- News
4 November 2019
GaN Systems and ON Semiconductor make available high-speed half-bridge evaluation board
GaN Systems Inc of Ottawa, Ontario, Canada (a fabless developer of gallium nitride-based power switching semiconductors for power conversion and control applications) and ON Semiconductor of Phoenix, AZ, USA – which supplies power management, analog, sensors, logic, timing, connectivity, discrete, system-on-chip (SoC) and custom devices – have announced the availability of a high-speed, half-bridge GaN daughter board using GaN Systems’ 650V, 30A GaN E-HEMTs and ON Semiconductor’s NCP51820 high-speed gate driver evaluation board.
The evaluation board has been developed for existing and new PCB designs and allows designers to evaluate GaN in existing half-bridge or full-bridge power supplies. The kit has a reduced component count in an ultra-small 25mm x 25mm layout, minimizing PCB board space. Features, which include 1+MHz operation and a 200V/ns CMTI rating, provide increased power density and improved performance with fast-switching GaN power transistors.
With benefits said to include significant reductions in power losses, weight, size (up to 80% in layout size) and system costs (up to 60% BOM cost savings), suitable applications include AC-DC adapters, data-center power supplies, photovoltaic (PV) inverters, energy storage systems, and bridgeless totem pole topologies. The solution is one of many upcoming GaN-based power system solutions that both companies are developing.

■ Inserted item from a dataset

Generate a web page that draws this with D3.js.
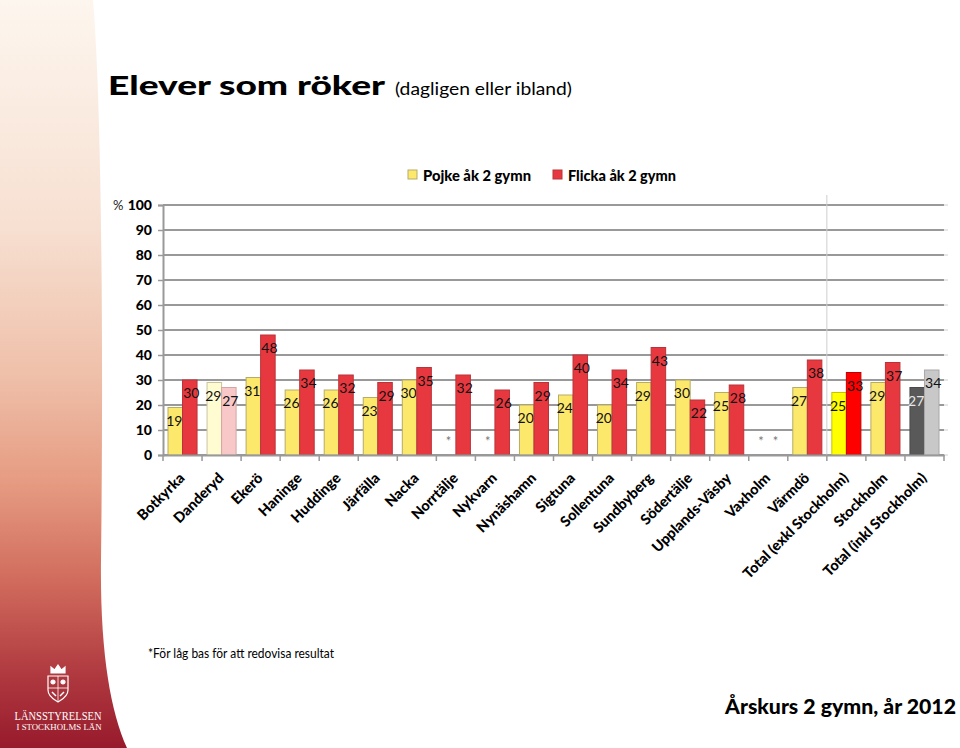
<!DOCTYPE html>
<html>
<head>
<meta charset="utf-8">
<script src="https://cdn.jsdelivr.net/npm/d3@7"></script>
<style>
  body { margin: 0; background: #fff; }
  svg text { font-family: Lato, "Open Sans", sans-serif; }
</style>
</head>
<body>
<div class="chart"></div>
<script>
// data
var categories = ["Botkyrka", "Danderyd", "Ekerö", "Haninge", "Huddinge", "Järfälla", "Nacka",
    "Norrtälje", "Nykvarn", "Nynäshamn", "Sigtuna", "Sollentuna", "Sundbyberg", "Södertälje",
    "Upplands-Väsby", "Vaxholm", "Värmdö", "Total (exkl Stockholm)", "Stockholm", "Total (inkl Stockholm)"];
var pojke = [19, 29, 31, 26, 26, 23, 30, null, null, 20, 24, 20, 29, 30, 25, null, 27, 25, 29, 27];
var flicka = [30, 27, 48, 34, 32, 29, 35, 32, 26, 29, 40, 34, 43, 22, 28, null, 38, 33, 37, 34];
var seriesNames = ["Pojke åk 2 gymn", "Flicka åk 2 gymn"];
var yTicks = [0, 10, 20, 30, 40, 50, 60, 70, 80, 90, 100];

var svgWidth = 960;
var svgHeight = 748;

// bar colours: default and a few categories drawn differently
var colors = {
    pojke: { fill: "#fce96c", stroke: "#b5ab6a" },
    flicka: { fill: "#e8383f", stroke: "#b8343a" }
};
var special = {
    "Danderyd": [{ fill: "#fffcd2", stroke: "#c9c3a2" }, { fill: "#f8c7c7", stroke: "#d5a5a5" }],
    "Total (exkl Stockholm)": [{ fill: "#ffff00", stroke: "#c8c200" }, { fill: "#ff0000", stroke: "#c00000" }],
    "Total (inkl Stockholm)": [{ fill: "#595959", stroke: "#4a4a4a" }, { fill: "#c8c8c8", stroke: "#a8a8a8" }]
};

var svg = d3.select(".chart")
    .append("svg")
    .attr("width", svgWidth)
    .attr("height", svgHeight);

// left decorative strip
var defs = svg.append("defs");
var grad = defs.append("linearGradient")
    .attr("id", "strip")
    .attr("x1", 0).attr("y1", 0).attr("x2", 0).attr("y2", 1);
[["0", "#fdf6ee"], ["0.3", "#f7e0d2"], ["0.5", "#efc0aa"], ["0.65", "#e59a80"],
 ["0.78", "#d06a5c"], ["0.9", "#b03a40"], ["1", "#971a2c"]].forEach(function(s) {
    grad.append("stop").attr("offset", s[0]).attr("stop-color", s[1]);
});
svg.append("path")
    .attr("d", "M0,0 L93,0 C103,120 103,400 101,560 C100,650 110,710 127,748 L0,748 Z")
    .attr("fill", "url(#strip)");

// crest (simple)
var crest = svg.append("g").attr("transform", "translate(58,686)").attr("fill", "none")
    .attr("stroke", "#fff").attr("stroke-width", 1.2);
crest.append("path").attr("d", "M-7,-13 L-7,-19 L-3.5,-16 L0,-21 L3.5,-16 L7,-19 L7,-13 Z").attr("fill", "#fff");
crest.append("path").attr("d", "M-10,-10 L10,-10 L10,4 C10,11 3,14 0,16 C-3,14 -10,11 -10,4 Z");
crest.append("path").attr("d", "M0,-10 L0,16 M-10,2 L10,2").attr("stroke-width", 0.8);
crest.append("circle").attr("cx", -5).attr("cy", -4).attr("r", 2).attr("fill", "#fff");
crest.append("circle").attr("cx", 5).attr("cy", -4).attr("r", 2).attr("fill", "#fff");
crest.append("path").attr("d", "M-6,6 L-2,10 M6,6 L2,10").attr("stroke-width", 1.5);

svg.append("text").attr("x", 58).attr("y", 720).attr("text-anchor", "middle")
    .attr("textLength", 87).attr("lengthAdjust", "spacingAndGlyphs")
    .style("font-family", "'Liberation Serif', serif").style("font-size", "11.5px")
    .attr("fill", "#fff").text("LÄNSSTYRELSEN");
svg.append("text").attr("x", 59).attr("y", 730).attr("text-anchor", "middle")
    .attr("textLength", 85).attr("lengthAdjust", "spacingAndGlyphs")
    .style("font-family", "'Liberation Serif', serif").style("font-size", "9px")
    .attr("fill", "#fff").text("I STOCKHOLMS LÄN");

// title
svg.append("text").attr("x", 108).attr("y", 95)
    .attr("textLength", 277).attr("lengthAdjust", "spacingAndGlyphs")
    .style("font-size", "27px").style("font-weight", "900")
    .text("Elever som röker");
svg.append("text").attr("x", 395).attr("y", 95)
    .attr("textLength", 177).attr("lengthAdjust", "spacingAndGlyphs")
    .style("font-size", "17px")
    .text("(dagligen eller ibland)");

// chart area
var margin = { top: 205, left: 163 };
var width = 944 - 163;
var height = 455 - 205;

var chartGroup = svg.append("g")
    .attr("transform", `translate(${margin.left}, ${margin.top})`);

var xScale = d3.scaleBand()
    .domain(categories)
    .range([0, width])
    .paddingInner(0)
    .paddingOuter(0);

var xInner = d3.scaleBand()
    .domain([0, 1])
    .range([5, xScale.bandwidth() - 5]);

var yScale = d3.scaleLinear()
    .domain([0, 100])
    .range([height, 0]);

// gridlines
chartGroup.selectAll(".grid")
    .data(yTicks)
    .enter()
    .append("line")
    .attr("x1", 0)
    .attr("x2", width)
    .attr("y1", d => yScale(d))
    .attr("y2", d => yScale(d))
    .attr("stroke", "#999")
    .attr("stroke-width", 2);

// small ticks on the right side
chartGroup.selectAll(".rtick")
    .data(yTicks)
    .enter()
    .append("line")
    .attr("x1", width)
    .attr("x2", width + 4)
    .attr("y1", d => yScale(d))
    .attr("y2", d => yScale(d))
    .attr("stroke", "#d0d0d0")
    .attr("stroke-width", 1);

// separator before totals
var sepX = xScale("Total (exkl Stockholm)");
chartGroup.append("line")
    .attr("x1", sepX).attr("x2", sepX)
    .attr("y1", -10).attr("y2", height)
    .attr("stroke", "#cfcfcf")
    .attr("stroke-width", 1);

// left axis
var leftAxis = d3.axisLeft(yScale).tickValues(yTicks).tickSize(5).tickPadding(6);
var yAxisG = chartGroup.append("g").call(leftAxis);
yAxisG.select(".domain").attr("stroke", "#999").attr("stroke-width", 2);
yAxisG.selectAll(".tick line").attr("stroke", "#999").attr("stroke-width", 1.5);
yAxisG.selectAll(".tick text")
    .style("font-family", "Lato, sans-serif")
    .style("font-size", "14px")
    .style("font-weight", "900")
    .attr("fill", "#000");
svg.append("text").attr("x", 113).attr("y", 210)
    .style("font-size", "13px").attr("fill", "#222").text("%");

// bars
var rows = categories.map(function(c, i) {
    return { cat: c, vals: [pojke[i], flicka[i]] };
});

var groups = chartGroup.selectAll(".cat")
    .data(rows)
    .enter()
    .append("g")
    .attr("transform", d => `translate(${xScale(d.cat)},0)`);

groups.each(function(d) {
    var g = d3.select(this);
    d.vals.forEach(function(v, k) {
        var style = special[d.cat] ? special[d.cat][k] : (k === 0 ? colors.pojke : colors.flicka);
        var cx = xInner(k) + xInner.bandwidth() / 2;
        if (v === null) {
            g.append("text")
                .attr("x", cx)
                .attr("y", yScale(0) - 9)
                .attr("text-anchor", "middle")
                .style("font-size", "13px")
                .attr("fill", "#777")
                .text("*");
            return;
        }
        g.append("rect")
            .attr("x", xInner(k))
            .attr("y", yScale(v))
            .attr("width", xInner.bandwidth())
            .attr("height", yScale(0) - yScale(v))
            .attr("fill", style.fill)
            .attr("stroke", style.stroke)
            .attr("stroke-width", 1);
        g.append("text")
            .attr("x", cx + (k === 0 ? -1 : 1.5))
            .attr("y", yScale(v) + 18)
            .attr("text-anchor", "middle")
            .style("font-size", "14px")
            .attr("fill", d.cat === "Total (inkl Stockholm)" && k === 0 ? "#e8e8e8" : "#111")
            .text(v);
    });
});

// bottom axis
var bottomAxis = d3.axisBottom(xScale).tickSize(0).tickFormat("");
var xAxisG = chartGroup.append("g")
    .attr("transform", `translate(0, ${height})`)
    .call(bottomAxis);
xAxisG.select(".domain").attr("stroke", "#999").attr("stroke-width", 2);
chartGroup.selectAll(".xtick")
    .data(d3.range(categories.length + 1))
    .enter()
    .append("line")
    .attr("x1", i => i * xScale.step())
    .attr("x2", i => i * xScale.step())
    .attr("y1", height)
    .attr("y2", height + 6)
    .attr("stroke", "#999")
    .attr("stroke-width", 1.5);

chartGroup.selectAll(".xlabel")
    .data(categories)
    .enter()
    .append("text")
    .attr("transform", d => `translate(${xScale(d) + xScale.bandwidth() / 2 + 3}, ${height + 24}) rotate(-45)`)
    .attr("text-anchor", "end")
    .style("font-size", "14.5px")
    .style("font-weight", "900")
    .attr("fill", "#000")
    .text(d => d);

// legend
var legend = svg.append("g").attr("transform", "translate(408,170)");
var legendX = [0, 145];
seriesNames.forEach(function(name, k) {
    legend.append("rect")
        .attr("x", legendX[k])
        .attr("y", 0)
        .attr("width", 9)
        .attr("height", 9)
        .attr("fill", k === 0 ? colors.pojke.fill : colors.flicka.fill)
        .attr("stroke", k === 0 ? colors.pojke.stroke : colors.flicka.stroke);
    legend.append("text")
        .attr("x", legendX[k] + 15)
        .attr("y", 11)
        .attr("textLength", 108)
        .attr("lengthAdjust", "spacingAndGlyphs")
        .style("font-size", "15.5px")
        .style("font-weight", "900")
        .attr("fill", "#000")
        .text(name);
});

// notes
svg.append("text").attr("x", 148).attr("y", 658)
    .attr("textLength", 186).attr("lengthAdjust", "spacingAndGlyphs")
    .style("font-size", "12.5px").attr("fill", "#000")
    .text("*För låg bas för att redovisa resultat");
svg.append("text").attr("x", 725).attr("y", 714)
    .attr("textLength", 231).attr("lengthAdjust", "spacingAndGlyphs")
    .style("font-size", "20px").style("font-weight", "900").attr("fill", "#000")
    .text("Årskurs 2 gymn, år 2012");
</script>
</body>
</html>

“The expansion of the GaN components ecosystem – including driver ICs such as our NCP51820 – removes design barriers and takes advantage of the numerous benefits that GaN E-HEMTs provide,” says ON Semiconductor’s director of marketing Ryan Zahn. “With rising interest and adoption of GaN, we look forward to continued collaboration with GaN Systems in supporting and meeting the new power requirements taking place across many industries,” he adds.
“The new evaluation board developed in collaboration with ON Semiconductor makes it easier and more cost effective to design with GaN – opening the door for smaller, lighter and more efficient power converters,” says Charles Bailley, senior director, Worldwide Business Development at GaN Systems. “This collaboration signals the innovation not only happening with end-products designed with GaN but in components, design tools and reference designs that optimize the use of GaN.”